Sometimes you have to reach far and wide to get at the
truth. The reaching is the “birthing [of a] new alphabet for desire.” Shanta
Lee Gander is in search of that new language, an unbroken path to the truth.
Inspired by Ovid, her Black Metamorphoses fuses new poetry
with old forms to make things right through needful change. The travesty of
slavery and the discovery of hope “bring us nectar that bathes wounds.” Read
this book and be dazzled into a new way of seeing.
—Pablo Medina,
Starting before Eve, Shanta Lee
Gander’s collection, Black Metamorphoses,
begins with an earnest desire to know what will be buried in us, in our blood.
What is left in the wake of our hunger? What myths travel the wind, expand,
implode, pull us in? Gander sees gods reincarnate everywhere and paints them
anew, haints in the garden, in the copper, in a leather purse, even “These
fingernails filled with Black body” are illumined herein. Black Metamorphoses posits that Black folks are nearly invincible,
eternal. Despite what we carry and how far, we’ll keep on living.
—Remica
Bingham-Risher, Soul Culture: Black Poets, Books, and Questions that Grew Me
Up
I
hesitate to call any work of contemporary poetry an epic but no other word will describe Shanta Lee Gander’s Black
Metamorphoses.
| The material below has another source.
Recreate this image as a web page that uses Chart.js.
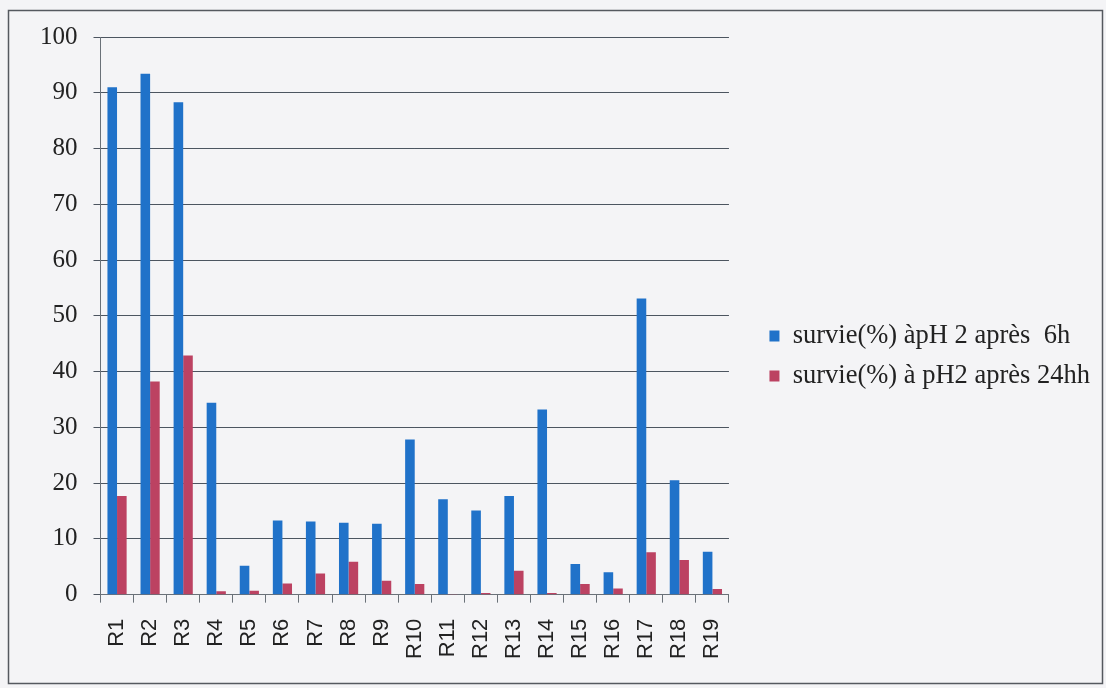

Gander is an audacious mythmaker, inspired by Ovid
but also keen to debunk the Eurocentric patriarchy that he represents. In a
series of wildly ambitious and formally inventive monologues and character
studies, Gander offers a searing threnody for the victims of slavery and the
African Diaspora. Yet the book is also a moving and hard-won celebration of the
black body: the rituals of mourning give way to empowerment. As she writes in
one poem, “It be
both crown and burden,/ glory of yours and grievance of othas/ Be not touched
by jus any hands,/ it be bridge to your making or the road to a bound soul.” Black Metamorphoses is a stunning accomplishment.